UN COMPITO PER LA POLITICA

Da tempo sostengo convintamente che, nella follia di uno stato di eccezione come quello pandemico, il miglior posizionamento individuale sia quello improntato a un disincanto che sappia preservare la lucidità interiore e l’equilibrio del rapporto con l’esterno. In una situazione come quella che stiamo vivendo, tuttavia, non può essere trascurato il ruolo del decisore politico (e degli apparati collegati, dalla burocrazia all’informazione) nel creare le condizioni di abitabilità all’interno di questo “cambio d’epoca”. Purtroppo, però, ogni narrazione fin qui proposta è rimasta strettamente definita dalla centralità “scientifica” della questione sanitaria. Questo è stato chiaramente un errore politico.

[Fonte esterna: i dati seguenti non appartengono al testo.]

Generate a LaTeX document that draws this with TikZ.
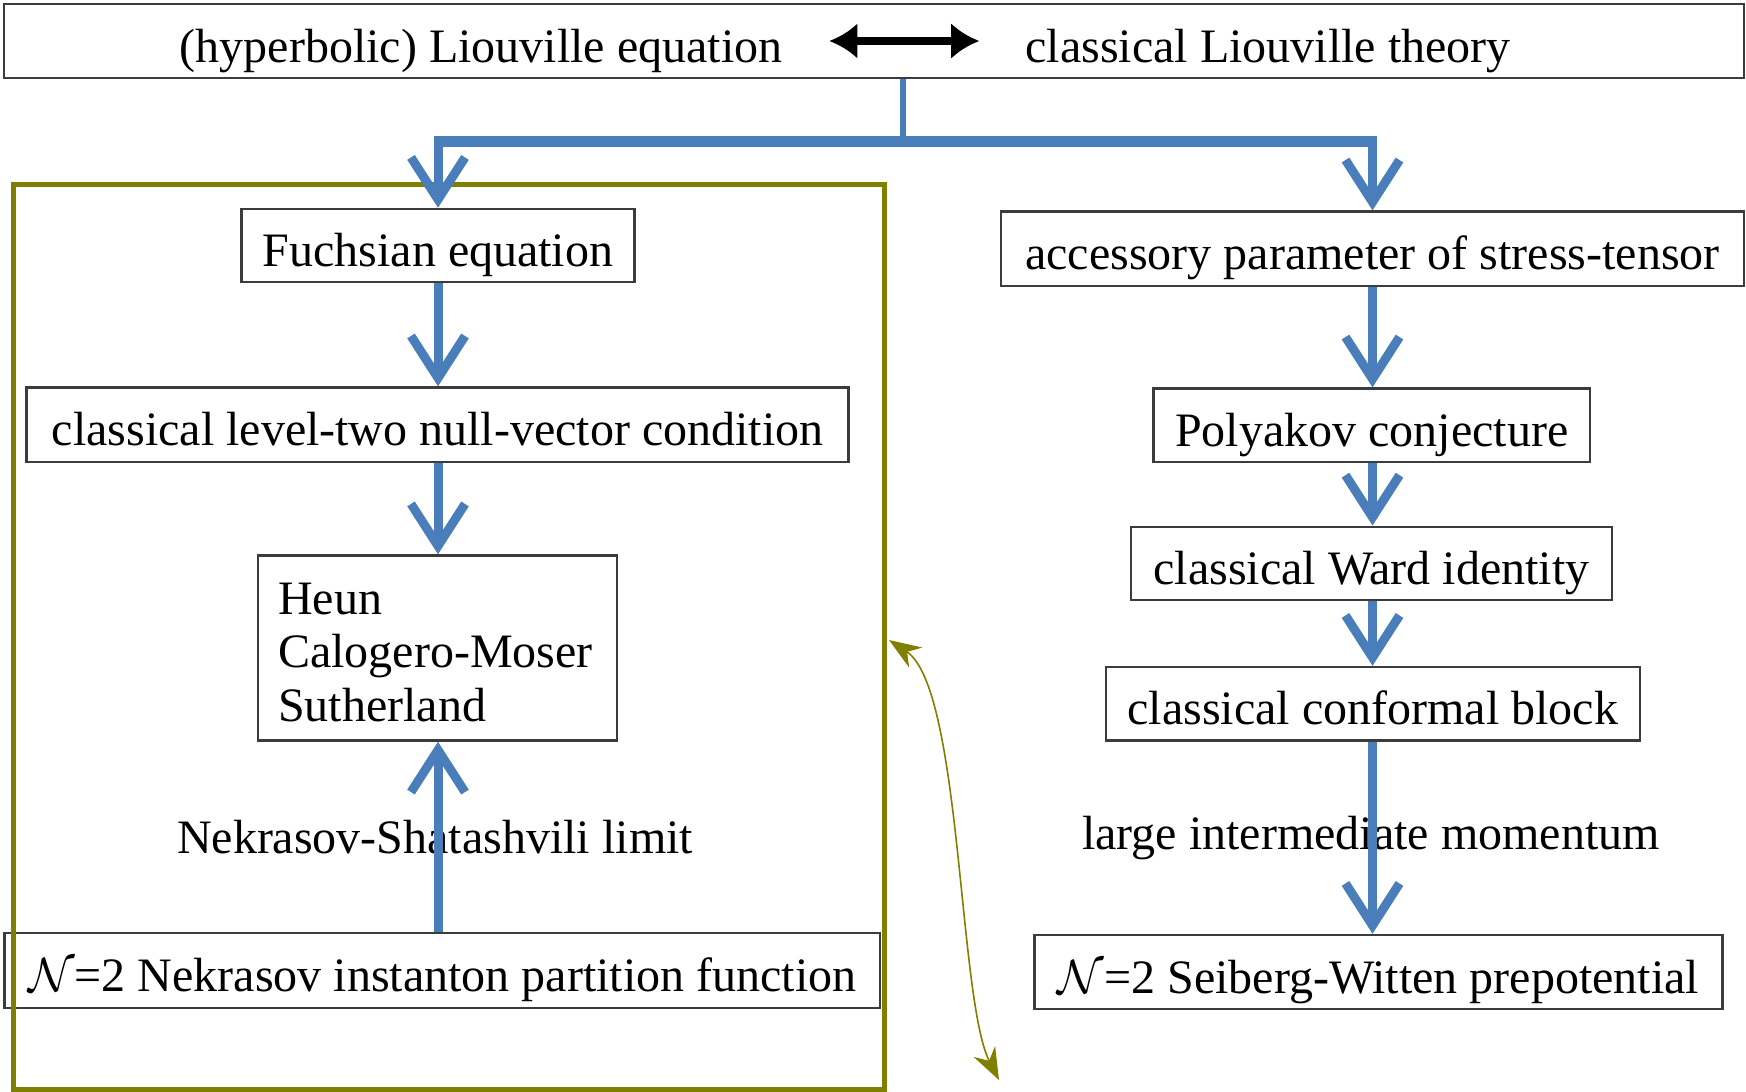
\RequirePackage{fix-cm}
\documentclass[tikz,border=0pt]{standalone}
\usepackage{fontspec}
\setmainfont{Liberation Serif}
\usetikzlibrary{arrows.meta}
\definecolor{flowblue}{RGB}{74,126,187}
\definecolor{olivec}{RGB}{128,128,0}
\definecolor{boxgray}{RGB}{60,60,60}
\begin{document}
\begin{tikzpicture}[x=1pt,y=-1pt,
  txt/.style={inner sep=0pt, font=\fontsize{48}{54}\selectfont, text height=42pt, text depth=0pt},
  box/.style={txt, draw=boxgray, line width=2.5pt},
  flow/.style={draw=flowblue, line width=9pt, -{Straight Barb[length=42pt,width=54pt]}},
  frame/.style={draw=olivec, line width=5pt, inner sep=0pt},
  link/.style={draw=olivec, line width=1.6pt, {Stealth[length=32pt,width=24pt]}-{Stealth[length=32pt,width=24pt]}}
]
\useasboundingbox (0,0) rectangle (1746,1092);

% top box
\node[box, minimum width=1740pt, minimum height=74pt] (top) at (874,41) {};
\node[txt] (lt) at (481,41) {(hyperbolic) Liouville equation};
\node[txt] (rt) at (1268,41) {classical Liouville theory};
\draw[line width=8pt, {Latex[length=28pt,width=36pt]}-{Latex[length=28pt,width=36pt]}, shorten <=47pt, shorten >=46pt] (lt.east) -- (rt.west);

% left column
\node[box, minimum width=393pt, minimum height=73pt] (fuch) at (438,245.5) {Fuchsian equation};
\node[box, minimum width=822pt, minimum height=74.5pt] (null) at (437.6,424.8) {classical level-two null-vector condition};
\node[box, minimum width=359pt, minimum height=185pt] (heun) at (437.5,648) {};
\node[txt, anchor=west] (h1) at (278,593) {Heun};
\node[txt, anchor=west] (h2) at (278,646) {Calogero-Moser};
\node[txt, anchor=west] (h3) at (278,700) {Sutherland};
\node[box, minimum width=875.5pt, minimum height=75pt] (nek) at (442.3,970.5) {$\mathcal{N}$=2 Nekrasov instanton partition function};
\node[txt] (nsl) at (435,832) {Nekrasov-Shatashvili limit};

% right column
\node[box, minimum width=743pt, minimum height=74.4pt] (acc) at (1372.5,248.8) {accessory parameter of stress-tensor};
\node[box, minimum width=436.4pt, minimum height=73.4pt] (poly) at (1371.8,425.3) {Polyakov conjecture};
\node[box, minimum width=481pt, minimum height=73.3pt] (ward) at (1371.5,563.4) {classical Ward identity};
\node[box, minimum width=534.3pt, minimum height=73.5pt] (conf) at (1372.9,703.8) {classical conformal block};
\node[box, minimum width=688.2pt, minimum height=74pt] (sw) at (1378.5,972) {$\mathcal{N}$=2 Seiberg-Witten prepotential};
\node[txt] (lim) at (1371,828) {large intermediate momentum};

% olive frame
\node[frame, minimum width=870.6pt, minimum height=905pt] (box) at (448.7,636.5) {};

% blue connectors
\coordinate (j) at (903,141);
\draw[flowblue, line width=6pt] (j |- top.south) -- (j);
\draw[flowblue, line width=11pt] ([xshift=-4pt]fuch.north |- j) -- ([xshift=4pt]acc.north |- j);
\draw[flow] (fuch.north |- j) -- (fuch.north);
\draw[flow] (acc.north |- j) -- (acc.north);
\draw[flow] (fuch.south) -- (fuch.south |- null.north);
\draw[flow] (fuch.south |- null.south) -- (fuch.south |- heun.north);
\draw[flow] (fuch.south |- nek.north) -- (fuch.south |- heun.south);
\draw[flow] (acc.south) -- (acc.south |- poly.north);
\draw[flow] (acc.south |- poly.south) -- (acc.south |- ward.north);
\draw[flow] (acc.south |- ward.south) -- (acc.south |- conf.north);
\draw[flow] (acc.south |- conf.south) -- (acc.south |- sw.north);

% olive link
\coordinate (oa) at (889,640);
\coordinate (ob) at (999,1080);
\draw[link] (oa) .. controls (962,688) and (958,1000) .. (ob);
\end{tikzpicture}
\end{document}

Sarebbe qui complesso riprendere la questione heideggeriana dell’impossibilità della scienza di pensare filosoficamente (e quindi politicamente), ma è semplice constatare come l’aver trasformato il discorso politico in discorso scientifico sia una contraddizione evidente: la politica parla per dare certezze, mentre la scienza parla per creare il dubbio che alimenta la sua incessante ricerca. Quando il postulato egemone di una comunità governata dalla politica si fonda sulla ricerca di una malattia si è già all’interno di uno scenario distopico. Certo, individualmente ci si può sempre sottrarre alla follia, ma l’attività della politica (e dei mondi a lei collegati) resta fondamentale nel rendere comprensibile e, possibilmente, felice il “mondo nuovo” che si profila all’orizzonte. Abbandonare questa responsabilità conduce inevitabilmente a una progressiva marginalizzazione della politica.